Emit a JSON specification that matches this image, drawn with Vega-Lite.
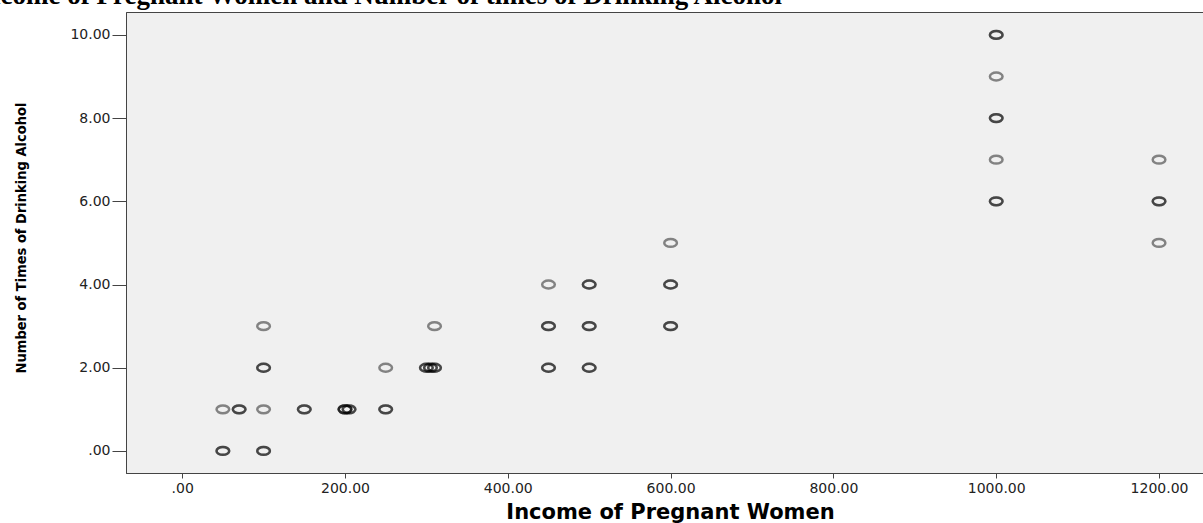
{
  "$schema": "https://vega.github.io/schema/vega-lite/v6.json",
  "width": 1077,
  "height": 461,
  "autosize": {"type": "none"},
  "padding": {"left": 126, "top": 12, "right": 0, "bottom": 50},
  "background": "white",
  "title": {
    "text": "Income of Pregnant Women and Number of times of Drinking Alcohol",
    "anchor": "start",
    "frame": "group",
    "font": "Liberation Serif",
    "fontSize": 27,
    "fontWeight": "bold",
    "color": "black",
    "baseline": "alphabetic",
    "offset": -19,
    "dx": -151
  },
  "config": {
    "view": {"fill": "#f0f0f0", "stroke": "#444", "strokeWidth": 1},
    "axis": {"grid": false}
  },
  "data": {
    "values": [
      {"income": 50, "drinks": 0}, {"income": 50, "drinks": 0},
      {"income": 100, "drinks": 0}, {"income": 100, "drinks": 0},
      {"income": 50, "drinks": 1},
      {"income": 70, "drinks": 1}, {"income": 70, "drinks": 1},
      {"income": 100, "drinks": 1},
      {"income": 150, "drinks": 1}, {"income": 150, "drinks": 1},
      {"income": 200, "drinks": 1}, {"income": 200, "drinks": 1}, {"income": 200, "drinks": 1},
      {"income": 205, "drinks": 1}, {"income": 205, "drinks": 1},
      {"income": 250, "drinks": 1}, {"income": 250, "drinks": 1},
      {"income": 100, "drinks": 2}, {"income": 100, "drinks": 2},
      {"income": 250, "drinks": 2},
      {"income": 300, "drinks": 2}, {"income": 300, "drinks": 2},
      {"income": 305, "drinks": 2}, {"income": 305, "drinks": 2},
      {"income": 310, "drinks": 2}, {"income": 310, "drinks": 2},
      {"income": 450, "drinks": 2}, {"income": 450, "drinks": 2},
      {"income": 500, "drinks": 2}, {"income": 500, "drinks": 2},
      {"income": 100, "drinks": 3},
      {"income": 310, "drinks": 3},
      {"income": 450, "drinks": 3}, {"income": 450, "drinks": 3},
      {"income": 500, "drinks": 3}, {"income": 500, "drinks": 3},
      {"income": 600, "drinks": 3}, {"income": 600, "drinks": 3},
      {"income": 450, "drinks": 4},
      {"income": 500, "drinks": 4}, {"income": 500, "drinks": 4},
      {"income": 600, "drinks": 4}, {"income": 600, "drinks": 4},
      {"income": 600, "drinks": 5},
      {"income": 1000, "drinks": 6}, {"income": 1000, "drinks": 6},
      {"income": 1200, "drinks": 6}, {"income": 1200, "drinks": 6},
      {"income": 1000, "drinks": 7},
      {"income": 1200, "drinks": 7},
      {"income": 1200, "drinks": 5},
      {"income": 1000, "drinks": 8}, {"income": 1000, "drinks": 8},
      {"income": 1000, "drinks": 9},
      {"income": 1000, "drinks": 10}, {"income": 1000, "drinks": 10}
    ]
  },
  "mark": {
    "type": "point",
    "shape": "M-1,0A1,0.62,0,1,0,1,0A1,0.62,0,1,0,-1,0Z",
    "filled": false,
    "stroke": "black",
    "strokeWidth": 2.5,
    "strokeOpacity": 0.65,
    "size": 160
  },
  "encoding": {
    "x": {
      "field": "income",
      "type": "quantitative",
      "scale": {"domain": [-69, 1254], "nice": false, "zero": false},
      "axis": {
        "values": [0, 200, 400, 600, 800, 1000, 1200],
        "labelExpr": "datum.value == 0 ? '.00' : format(datum.value, '.2f')",
        "domain": true,
        "domainColor": "#444",
        "tickColor": "#444",
        "tickSize": 5,
        "labelFont": "DejaVu Sans",
        "labelFontSize": 14,
        "labelColor": "#222",
        "labelPadding": 3,
        "title": "Income of Pregnant Women",
        "titleFont": "DejaVu Sans",
        "titleFontSize": 21,
        "titleFontWeight": "bold",
        "titleColor": "black",
        "titleX": 544,
        "titleY": 45,
        "titleAlign": "center",
        "titleBaseline": "alphabetic"
      }
    },
    "y": {
      "field": "drinks",
      "type": "quantitative",
      "scale": {"domain": [-0.53, 10.55], "nice": false, "zero": false},
      "axis": {
        "values": [0, 2, 4, 6, 8, 10],
        "labelExpr": "datum.value == 0 ? '.00' : format(datum.value, '.2f')",
        "domain": true,
        "domainColor": "#444",
        "tickColor": "#444",
        "tickSize": 14,
        "labelFont": "DejaVu Sans",
        "labelFontSize": 14,
        "labelColor": "#222",
        "labelPadding": 2,
        "title": "Number of Times  of Drinking Alcohol",
        "titleFont": "Liberation Sans Narrow, DejaVu Sans Condensed, Roboto",
        "titleFontSize": 14.5,
        "titleFontWeight": "bold",
        "titleColor": "black",
        "titleAngle": -90,
        "titleX": -101,
        "titleY": 225.5,
        "titleAlign": "center",
        "titleBaseline": "alphabetic"
      }
    }
  }
}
##########
# [WHAT NEEDS TO BE DONE]
Print the complete listing exactly as it stands, without its pictures.

# [WORKED ANSWER]
Emit a JSON specification that matches this image, drawn with Vega-Lite.
{
  "$schema": "https://vega.github.io/schema/vega-lite/v6.json",
  "width": 1077,
  "height": 461,
  "autosize": {"type": "none"},
  "padding": {"left": 126, "top": 12, "right": 0, "bottom": 50},
  "background": "white",
  "title": {
    "text": "Income of Pregnant Women and Number of times of Drinking Alcohol",
    "anchor": "start",
    "frame": "group",
    "font": "Liberation Serif",
    "fontSize": 27,
    "fontWeight": "bold",
    "color": "black",
    "baseline": "alphabetic",
    "offset": -19,
    "dx": -151
  },
  "config": {
    "view": {"fill": "#f0f0f0", "stroke": "#444", "strokeWidth": 1},
    "axis": {"grid": false}
  },
  "data": {
    "values": [
      {"income": 50, "drinks": 0}, {"income": 50, "drinks": 0},
      {"income": 100, "drinks": 0}, {"income": 100, "drinks": 0},
      {"income": 50, "drinks": 1},
      {"income": 70, "drinks": 1}, {"income": 70, "drinks": 1},
      {"income": 100, "drinks": 1},
      {"income": 150, "drinks": 1}, {"income": 150, "drinks": 1},
      {"income": 200, "drinks": 1}, {"income": 200, "drinks": 1}, {"income": 200, "drinks": 1},
      {"income": 205, "drinks": 1}, {"income": 205, "drinks": 1},
      {"income": 250, "drinks": 1}, {"income": 250, "drinks": 1},
      {"income": 100, "drinks": 2}, {"income": 100, "drinks": 2},
      {"income": 250, "drinks": 2},
      {"income": 300, "drinks": 2}, {"income": 300, "drinks": 2},
      {"income": 305, "drinks": 2}, {"income": 305, "drinks": 2},
      {"income": 310, "drinks": 2}, {"income": 310, "drinks": 2},
      {"income": 450, "drinks": 2}, {"income": 450, "drinks": 2},
      {"income": 500, "drinks": 2}, {"income": 500, "drinks": 2},
      {"income": 100, "drinks": 3},
      {"income": 310, "drinks": 3},
      {"income": 450, "drinks": 3}, {"income": 450, "drinks": 3},
      {"income": 500, "drinks": 3}, {"income": 500, "drinks": 3},
      {"income": 600, "drinks": 3}, {"income": 600, "drinks": 3},
      {"income": 450, "drinks": 4},
      {"income": 500, "drinks": 4}, {"income": 500, "drinks": 4},
      {"income": 600, "drinks": 4}, {"income": 600, "drinks": 4},
      {"income": 600, "drinks": 5},
      {"income": 1000, "drinks": 6}, {"income": 1000, "drinks": 6},
      {"income": 1200, "drinks": 6}, {"income": 1200, "drinks": 6},
      {"income": 1000, "drinks": 7},
      {"income": 1200, "drinks": 7},
      {"income": 1200, "drinks": 5},
      {"income": 1000, "drinks": 8}, {"income": 1000, "drinks": 8},
      {"income": 1000, "drinks": 9},
      {"income": 1000, "drinks": 10}, {"income": 1000, "drinks": 10}
    ]
  },
  "mark": {
    "type": "point",
    "shape": "M-1,0A1,0.62,0,1,0,1,0A1,0.62,0,1,0,-1,0Z",
    "filled": false,
    "stroke": "black",
    "strokeWidth": 2.5,
    "strokeOpacity": 0.65,
    "size": 160
  },
  "encoding": {
    "x": {
      "field": "income",
      "type": "quantitative",
      "scale": {"domain": [-69, 1254], "nice": false, "zero": false},
      "axis": {
        "values": [0, 200, 400, 600, 800, 1000, 1200],
        "labelExpr": "datum.value == 0 ? '.00' : format(datum.value, '.2f')",
        "domain": true,
        "domainColor": "#444",
        "tickColor": "#444",
        "tickSize": 5,
        "labelFont": "DejaVu Sans",
        "labelFontSize": 14,
        "labelColor": "#222",
        "labelPadding": 3,
        "title": "Income of Pregnant Women",
        "titleFont": "DejaVu Sans",
        "titleFontSize": 21,
        "titleFontWeight": "bold",
        "titleColor": "black",
        "titleX": 544,
        "titleY": 45,
        "titleAlign": "center",
        "titleBaseline": "alphabetic"
      }
    },
    "y": {
      "field": "drinks",
      "type": "quantitative",
      "scale": {"domain": [-0.53, 10.55], "nice": false, "zero": false},
      "axis": {
        "values": [0, 2, 4, 6, 8, 10],
        "labelExpr": "datum.value == 0 ? '.00' : format(datum.value, '.2f')",
        "domain": true,
        "domainColor": "#444",
        "tickColor": "#444",
        "tickSize": 14,
        "labelFont": "DejaVu Sans",
        "labelFontSize": 14,
        "labelColor": "#222",
        "labelPadding": 2,
        "title": "Number of Times  of Drinking Alcohol",
        "titleFont": "Liberation Sans Narrow, DejaVu Sans Condensed, Roboto",
        "titleFontSize": 14.5,
        "titleFontWeight": "bold",
        "titleColor": "black",
        "titleAngle": -90,
        "titleX": -101,
        "titleY": 225.5,
        "titleAlign": "center",
        "titleBaseline": "alphabetic"
      }
    }
  }
}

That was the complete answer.